Kabag Hukum itu juga menuturkan, perusahaan sawit yang melanggar administrasi ini sangat merugikan masyarakat adat. Kerugian telah banyak ditimbulkan akibat perusahaan sawit tersebut. Dia juga mengatakan masyarakat saat ini jangan terpancing mudah terpancing dengan cepat menjual tanah adatnya.
Devianti Sesa Perempuan Adat dari Sorong Selatan, mengatakan. Masyarakat adat di Papua ini jangan menjual tanah. Karena tanah dan perempuan itu sangat erat. Harus berkaca dari perusahaan sawit yang hadir di kampung-kampung. Tanah lepas, pangan dan kehidupan juga ikut terdampak. Makanya perlu mengupayakan perlindungan dari sekarang terhadap tanah-tanah di kampung.
“kami sadar pasti akan datang investasi. Tapi kami perlu perlindungan dengan dibuatnya regulasi untuk menjaga tanah adat dan pangan ditingkat kampung. Agar masyarakat adat bisa merasa aman wilayahnya tidak akan mudah diambil oleh perusahaan,” tuturnya dalam sesi diskusi.
Devianti yang hadir sebagai narasumber saat itu menjelaskan bagaimana perempuan di kampungnya selalu masuk keluar hutan untuk mencari bahan membuat noken. Kesehariannya yang sering ke hutan salah satu upaya menjaga hutan. Kalau tidak menjaga hutan ke depannya pasti akan hilang. Pangan akan hilang. Noken akan hilang. Hutan sudah menjadi bagian dari kehidupan orang papua.
“saya membentuk komunitas mama noken di kampung. Ini salah satu gerakan yang saya bikin untuk menjaga kedekatan kami dengan hutan. Dari hutan kami bisa bikin noken dan mendapatkan pangan. Bayangkan kalau hutan tidak ada. Bagaimana kami perempuan ini ke depan?” paparnya.
Torianus Kalami, Ketua Aliansi Masyarakat Adat Nusantara (AMAN) Malamoi, yang juga hadir sebagai pembicara pada sesi diskusi itu memberikan pandangannya tentang kehadiran investasi di tanah Malamoi. Tori menyadari regulasi perlindungan kepada masyarakat adat adalah salah satu jalan keluar dari permasalahan yang dihadapi sekarang oleh masyarakat adat Papua khususnya di Malamoi.
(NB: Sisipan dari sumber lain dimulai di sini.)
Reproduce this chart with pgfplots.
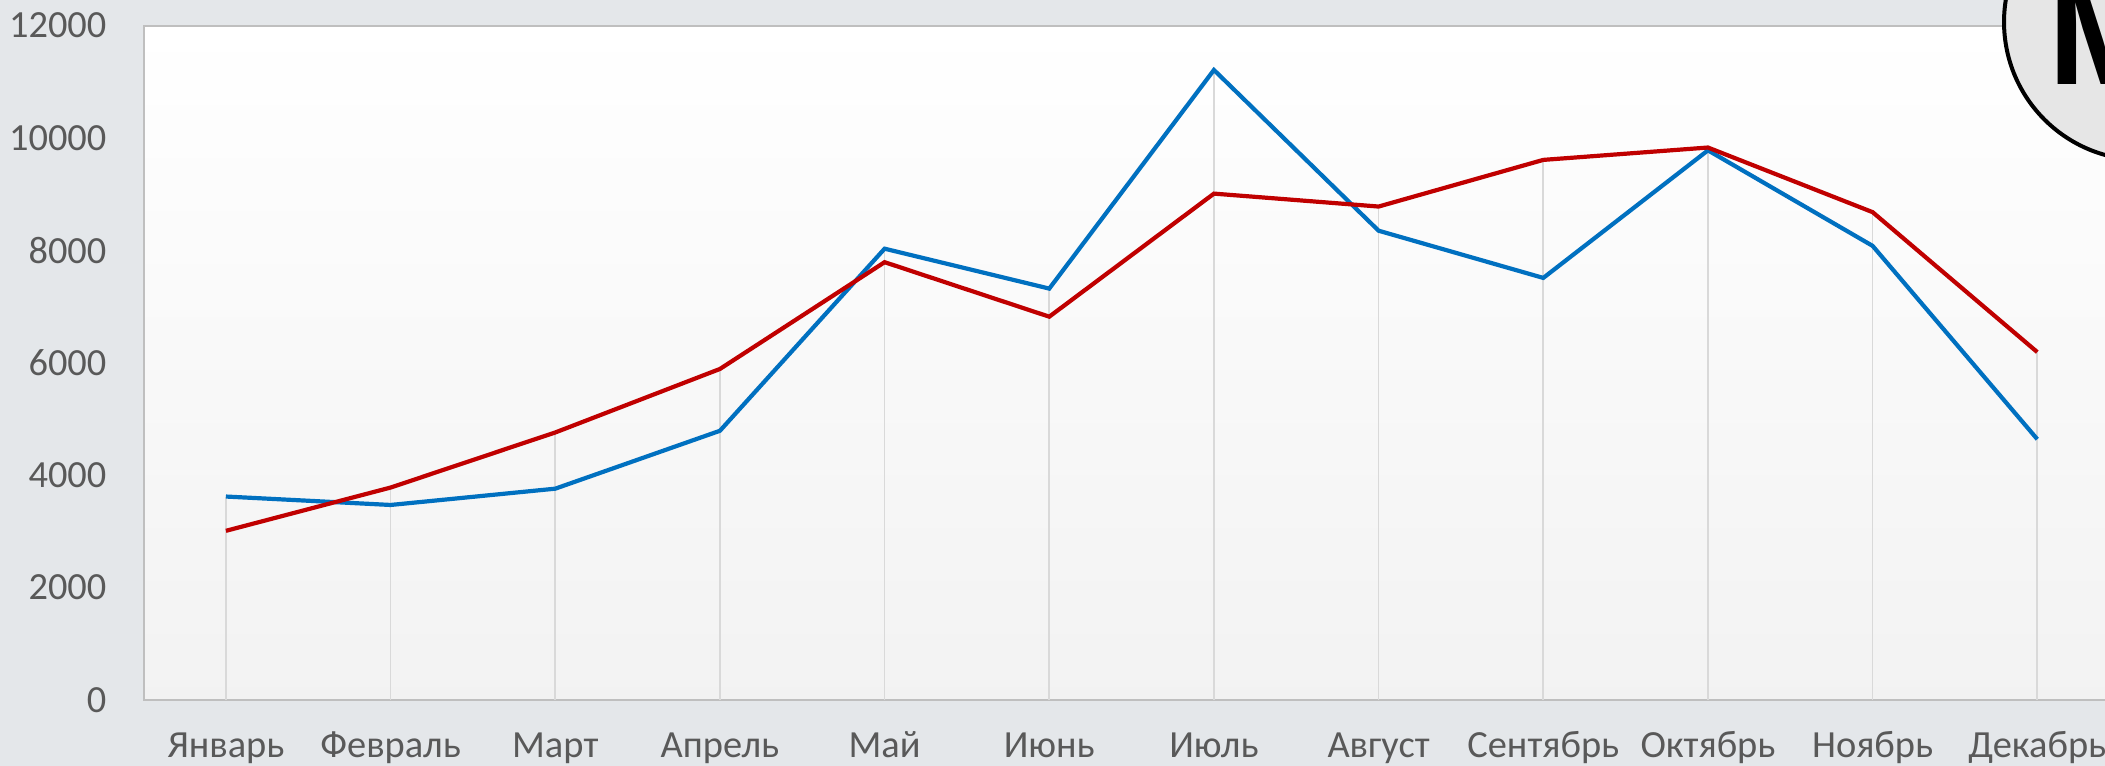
\documentclass[border=0pt]{standalone}
\usepackage{pgfplots}
\pgfplotsset{compat=1.18}
\usepackage{fontspec}
\setmainfont{Carlito}
\newfontfamily\logofont{Liberation Sans}
\definecolor{bg}{HTML}{E4E7EA}
\definecolor{blueline}{HTML}{0070C0}
\definecolor{redline}{HTML}{C00000}
\definecolor{ticktext}{HTML}{595959}
\definecolor{axisgray}{HTML}{BFBFBF}
\definecolor{dropgray}{HTML}{D9D9D9}
\definecolor{logofill}{HTML}{E6E6E6}
\pgfplotstableread{
x blue red
0 3620 3010
1 3470 3780
2 3760 4760
3 4790 5890
4 8030 7790
5 7320 6820
6 11210 9010
7 8350 8780
8 7510 9610
9 9780 9830
10 8080 8680
11 4640 6190
}\datatable
\pgfplotstableread{
x top
0 3620
1 3780
2 4760
3 5890
4 8030
5 7320
6 11210
7 8780
8 9610
9 9830
10 8680
11 6190
}\droptable
\begin{document}
\begin{tikzpicture}
\useasboundingbox (0pt,0pt) rectangle (526.25pt,191.5pt);
\begin{scope}
\clip (0pt,0pt) rectangle (526.25pt,191.5pt);
\fill[bg] (0pt,0pt) rectangle (526.25pt,191.5pt);
\begin{axis}[
  at={(35.9pt,16.5pt)}, anchor=south west,
  scale only axis, width=494pt, height=168.6pt,
  xmin=-0.5, xmax=11.5, ymin=0, ymax=12000,
  axis background/.style={top color=white, bottom color=black!5},
  axis line style={draw=axisgray, line width=0.5pt},
  xtick={0,...,11},
  xticklabels={Январь,Февраль,Март,Апрель,Май,Июнь,Июль,Август,Сентябрь,Октябрь,Ноябрь,Декабрь},
  ytick={0,2000,4000,6000,8000,10000,12000},
  scaled y ticks=false,
  /pgf/number format/1000 sep={},
  /pgf/number format/assume math mode=true,
  tick style={draw=none},
  ticklabel style={font=\fontsize{9.6}{10}\selectfont, text=ticktext},
  yticklabel style={anchor=east, inner sep=0pt, xshift=-9.1pt},
  xticklabel style={anchor=base, inner sep=0pt, yshift=-14.5pt},
]
\addplot[ycomb, draw=dropgray, line width=0.4pt, mark=none] table[x=x, y=top] {\droptable};
\addplot[draw=blueline, line width=1.05pt, mark=none] table[x=x, y=blue] {\datatable};
\addplot[draw=redline, line width=1.05pt, mark=none] table[x=x, y=red] {\datatable};
\end{axis}
\draw[line width=1pt, fill=logofill] (535.5pt,186pt) circle (34.5pt);
\node[anchor=south west, inner sep=0pt] at (511.9pt,170.25pt) {\logofont\bfseries\fontsize{36}{36}\selectfont M};
\end{scope}
\end{tikzpicture}
\end{document}
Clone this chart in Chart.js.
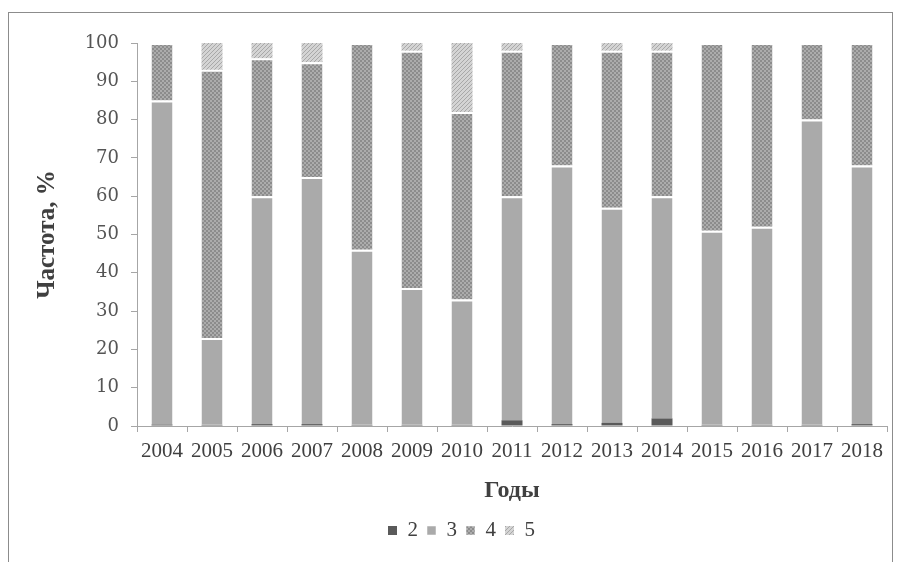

Meskipun Perda Nomor 10 tahun 2017 tentang pengakuan dan perlindungan masyarakat adat di Kabuapten Sorong sudah disahkan. Tapi perjuangan dalam melindungi masyarakat adat tidak harus berhenti di situ. Perlu lagi membuat regulasi ditingkat kampung seperti membuat peraturan adat di kampung lalu didorong ke tingkat kabupaten sebagai mitigasi perlindungan masyarakat adat di kampung.
“Perda nomor 10 ini bisa jadi Sejarah awal di Papua yang membuat perlindungan untuk masyarakat adat Papua. Tapi jangan habis sampai di situ. Masih ada pekerjaan lainnya adalah dengan membuat regulasi ditingkat kampung,” kata Torianus dihadapan peserta diskusi yang dihadiri masyarakat adat dari Sorong hingga Sorong Selatan.
Dia juga menegaskan bahwa percuma perjuangan masyarakat adat dalam membela tanahnya untuk menyelematkan hak masyarakat adat. Kalau tidak ada regulasi semua perjuangan itu hanya akan menjadi sia-sia semata.
“Kita bisa bicara pangan atau ha katas pangan, tapi selama tidak ada regulasi yang dibuat untuk menyelematkan tanah, pangan, dan budaya orang Malamoi semua tidak akan membuahkan hasil. Regulasi ini penting. Kita bisa mendorong masyarakat adat di kampung membuat peraturannya sendiri yang isinya melindungi pangan lokal dan tanah masyarakat adat. Kemudian regulasi ini kita serahkan ke pemerintah daerah untuk disahkan. Itu satu hal yang pasti yang bisa kita lakukan sekarang. Sekali lagi, kita perlu regulasi itu agar perjungan kita tidak sisa-sia,” tegas Tori.